There are too many stages in the beef supply chain—and too much time between the ranchers’ sale of cows and meatpackers’ purchase of them—to adequately establish standing for the Sherman Act and Packers and Stockyards claims, Tunheim said.

He applied a 1983 antitrust standing test established by the US Supreme Court in Associated General Contractors of California v. California State Council of Carpenters. The test requires in part that plaintiffs demonstrate a causal connection between the alleged violation and the harm they suffered, whether Congress intended the antitrust laws to address that type of harm, that the defendants had “improper motive,” and how directly the injury and market restraint are connected.

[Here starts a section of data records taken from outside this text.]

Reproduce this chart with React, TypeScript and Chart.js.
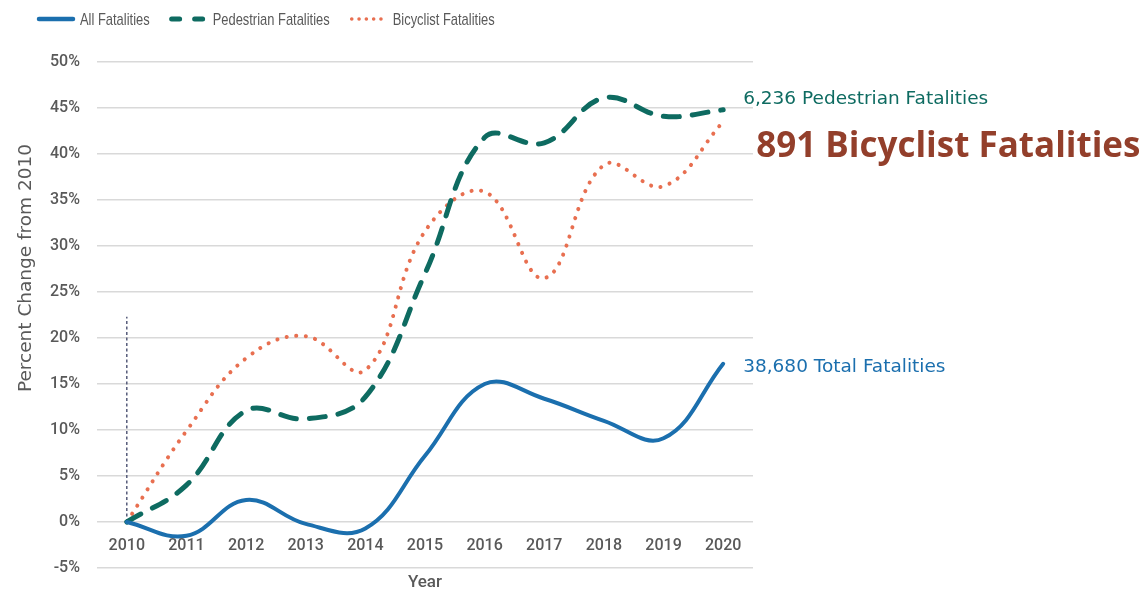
import React, { useEffect, useRef } from "react";
import { Chart, registerables } from "chart.js";

Chart.register(...registerables);

const years = ["2010", "2011", "2012", "2013", "2014", "2015", "2016", "2017", "2018", "2019", "2020"];
const allFatalities = [0, -1.5, 2.4, -0.2, -0.7, 7.2, 15.0, 13.4, 11.0, 9.1, 17.2];
const pedestrianFatalities = [0, 4.0, 12.1, 11.2, 13.6, 27.0, 41.8, 41.2, 46.1, 44.1, 44.8];
const bicyclistFatalities = [0, 9.9, 17.8, 20.2, 16.5, 31.6, 35.9, 26.5, 38.8, 36.5, 43.5];
const seriesNames = ["All Fatalities", "Pedestrian Fatalities", "Bicyclist Fatalities"];
const endLabels = ["38,680 Total Fatalities", "6,236 Pedestrian Fatalities", "891 Bicyclist Fatalities"];
const yAxisTitle = "Percent Change from 2010";
const xAxisTitle = "Year";
const baselineMarkerTop = 22.3;

const BLUE = "#1b6fae";
const GREEN = "#0e6b61";
const ORANGE = "#e86f50";
const BROWN = "#933f2b";
const GREY = "#595959";

const legendStyles = [
  { color: BLUE, width: 4.5, dash: [] as number[] },
  { color: GREEN, width: 5, dash: [8, 15] },
  { color: ORANGE, width: 3.5, dash: [0.1, 7.2] },
];

export default function App() {
  const ref = useRef<HTMLCanvasElement | null>(null);

  useEffect(() => {
    if (!ref.current) return;

    const annotate = {
      id: "annotate",
      beforeDatasetsDraw(chart: any) {
        const { ctx, scales } = chart;
        const x = scales.x.getPixelForValue(0);
        ctx.save();
        ctx.strokeStyle = "#565b7a";
        ctx.lineWidth = 1.5;
        ctx.setLineDash([3, 2.5]);
        ctx.beginPath();
        ctx.moveTo(x, scales.y.getPixelForValue(0));
        ctx.lineTo(x, scales.y.getPixelForValue(baselineMarkerTop));
        ctx.stroke();
        ctx.restore();
      },
      afterDatasetsDraw(chart: any) {
        const { ctx, scales, chartArea } = chart;
        const last = years.length - 1;
        const xr = scales.x.getPixelForValue(last) + 20;

        // category labels along the 0% line
        ctx.save();
        ctx.textBaseline = "middle";
        ctx.textAlign = "center";
        ctx.font = "500 16px Roboto";
        ctx.fillStyle = GREY;
        const y0 = scales.y.getPixelForValue(0);
        years.forEach((yr, i) => {
          ctx.fillText(yr, scales.x.getPixelForValue(i), y0 + 24);
        });
        ctx.restore();

        // end-of-line labels
        ctx.save();
        ctx.textBaseline = "middle";
        ctx.textAlign = "left";
        ctx.font = "18.5px 'DejaVu Sans'";
        ctx.fillStyle = BLUE;
        ctx.fillText(endLabels[0], xr, scales.y.getPixelForValue(allFatalities[last]) + 3);
        ctx.fillStyle = GREEN;
        ctx.fillText(endLabels[1], xr, scales.y.getPixelForValue(pedestrianFatalities[last]) - 11);
        ctx.fillStyle = BROWN;
        ctx.font = "bold 35px 'Open Sans'";
        ctx.fillText(endLabels[2], xr + 13, scales.y.getPixelForValue(bicyclistFatalities[last]) + 25);
        ctx.restore();

        // x axis title
        ctx.save();
        ctx.textBaseline = "middle";
        ctx.textAlign = "center";
        ctx.font = "500 17px Roboto";
        ctx.fillStyle = GREY;
        ctx.fillText(xAxisTitle, (chartArea.left + chartArea.right) / 2, chartArea.bottom + 15);
        ctx.restore();

        // y axis title
        ctx.save();
        ctx.translate(26, 268);
        ctx.rotate(-Math.PI / 2);
        ctx.textBaseline = "middle";
        ctx.textAlign = "center";
        ctx.font = "18.5px 'DejaVu Sans'";
        ctx.fillStyle = GREY;
        ctx.fillText(yAxisTitle, 0, 0);
        ctx.restore();

        // legend
        let x0 = 37;
        const ly = 19;
        chart.data.datasets.forEach((ds: any, i: number) => {
          const st = legendStyles[i];
          ctx.save();
          ctx.strokeStyle = st.color;
          ctx.lineWidth = st.width;
          ctx.lineCap = "round";
          ctx.setLineDash(st.dash);
          ctx.beginPath();
          ctx.moveTo(x0 + 2, ly);
          ctx.lineTo(x0 + 36, ly);
          ctx.stroke();
          ctx.restore();
          ctx.save();
          ctx.font = "17px 'Liberation Sans'";
          ctx.textAlign = "left";
          ctx.textBaseline = "middle";
          const w = ctx.measureText(ds.label).width * 0.76;
          ctx.translate(x0 + 43, ly);
          ctx.scale(0.76, 1);
          ctx.fillStyle = GREY;
          ctx.fillText(ds.label, 0, 1);
          ctx.restore();
          x0 = x0 + 43 + w + 20;
        });
      },
    };

    const chart = new Chart(ref.current, {
      type: "line",
      data: {
        labels: years,
        datasets: [
          {
            label: seriesNames[0],
            data: allFatalities,
            borderColor: BLUE,
            backgroundColor: BLUE,
            borderWidth: 4,
            tension: 0.4,
            pointRadius: 0,
            borderCapStyle: "round",
          },
          {
            label: seriesNames[1],
            data: pedestrianFatalities,
            borderColor: GREEN,
            backgroundColor: GREEN,
            borderWidth: 5,
            tension: 0.4,
            pointRadius: 0,
            borderDash: [16, 13],
            borderCapStyle: "round",
          },
          {
            label: seriesNames[2],
            data: bicyclistFatalities,
            borderColor: ORANGE,
            backgroundColor: ORANGE,
            borderWidth: 4,
            tension: 0.4,
            pointRadius: 0,
            borderDash: [0.1, 9.5],
            borderCapStyle: "round",
          },
        ],
      },
      options: {
        animation: false,
        responsive: true,
        maintainAspectRatio: false,
        layout: { padding: { left: 47, right: 392, top: 62, bottom: 23 } },
        plugins: {
          legend: { display: false },
          tooltip: { enabled: false },
        },
        scales: {
          x: {
            type: "category",
            display: false,
            offset: true,
          },
          y: {
            min: -5,
            max: 50,
            grid: {
              color: "#d9d9d9",
              lineWidth: 1.5,
              drawTicks: true,
              tickLength: 14,
              tickColor: "rgba(0,0,0,0)",
            },
            border: { display: false },
            ticks: {
              stepSize: 5,
              color: GREY,
              padding: 3,
              font: { family: "Roboto", size: 16, weight: "500" },
              callback: (v: any) => `${v}%`,
            },
          },
        },
      },
      plugins: [annotate],
    } as any);

    return () => chart.destroy();
  }, []);

  return (
    <div style={{ position: "absolute", left: 0, top: 0, width: 1145, height: 591, background: "#fff" }}>
      <canvas ref={ref} />
    </div>
  );
}
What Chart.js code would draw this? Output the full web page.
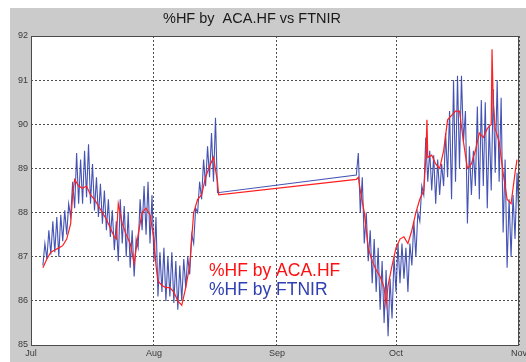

“The Court finds that Plaintiffs failed to establish antitrust standing under AGC,” Tunheim wrote, referring to the high court test. “They did not plausibly allege a causal relationship between Defendants’ conduct and their injury, or that their injury and damages are in fact traceable to Defendants’ actions. Plaintiffs instead rely on inferences based upon the Court’s prior analysis for Class Plaintiffs, which is not informative here given the more attenuated connection between Plaintiffs raising calves and Defendants processing and packing beef.”

He found similar issues warranted dismissal of the charges under various state laws.

Tunheim denied the ranchers leave to amend the complaint, but said they can file a letter with the court outlining their plans to fix the standing issues, “which the Court will then consider and determine whether leave to amend is warranted.”

The case is In Re: Cattle and Beef Antitrust Litigation, D. Minn., No. 0:22-md-03031, 8/17/23.